Reflection in Plane Mirrors

• Law of Reflection: The angle of incidence equals the angle of reflection.
• Diagrams required to demonstrate the Law of Reflection.
• Practice measuring angles of incidence and drawing reflected rays.

Reflection in Curved Mirrors

• Image formation in curved mirrors: Use LOST (Location, Orientation, Size, and Type) to describe the images formed in concave and convex mirrors.
• Practice drawing images for various objects placed in front of curved mirrors.
• Calculations of magnification for the images formed by curved mirrors.

Magnification

• Calculation of magnification for different images in curved mirrors.

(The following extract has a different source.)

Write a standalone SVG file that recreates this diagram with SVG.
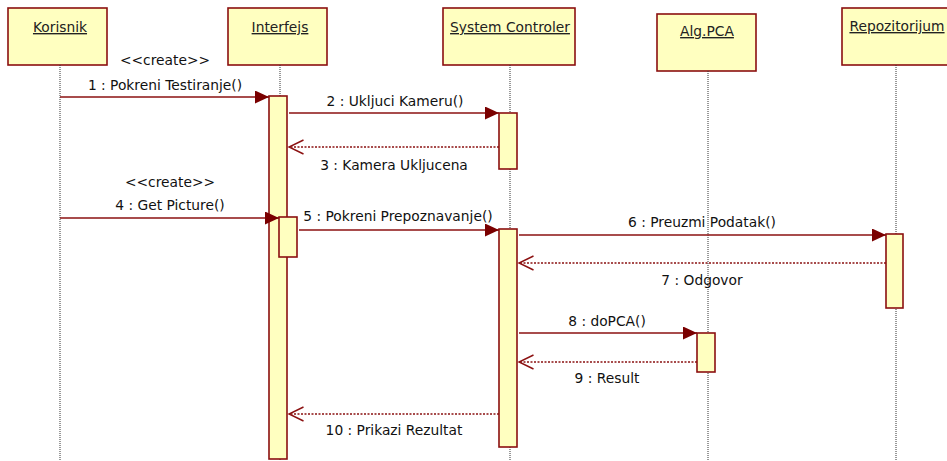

Refraction & Speed of Light

• Definitions of normal, incident ray, refracted ray, reflected ray, angle of reflection, and angle of refraction.
• Diagrams showing refraction.
• Measuring angles of incidence, reflection, and refraction.
• Refractive index of the second medium in relation to the first.
• The speed of reflected light is equal to the speed of the incident light.
• The speed of refracted light is slower in a denser medium, causing a bending of the ray toward the normal.
• Explain why objects underwater appear closer to the surface: Light bends away from the normal when moving into a less optically dense medium, making objects seem closer than they are.
• Total Internal Reflection: Diagram and explanation of total internal reflection, including the condition when it occurs.
• Snell's Law application for calculating angles of refraction or refractive index.
• Example Calculating the angle of refraction when light travels from water to corn oil at 42 degrees.
• Example Calculating the refractive index of a Moissanite when light is refracted from air to Moissanite at 45 degrees to 15.4 degrees.
• Calculating the speed of light in an unknown substance given the refractive index and the speed.

Human Vision

• Differentiate between nearsightedness and farsightedness:
  • Nearsightedness: Light focuses in front of the retina. Corrected with diverging lenses.
  • Farsightedness: Light focuses behind the retina. Corrected with converging lenses.
• Diagrams explaining the issues in each eye and the appropriate corrective lenses.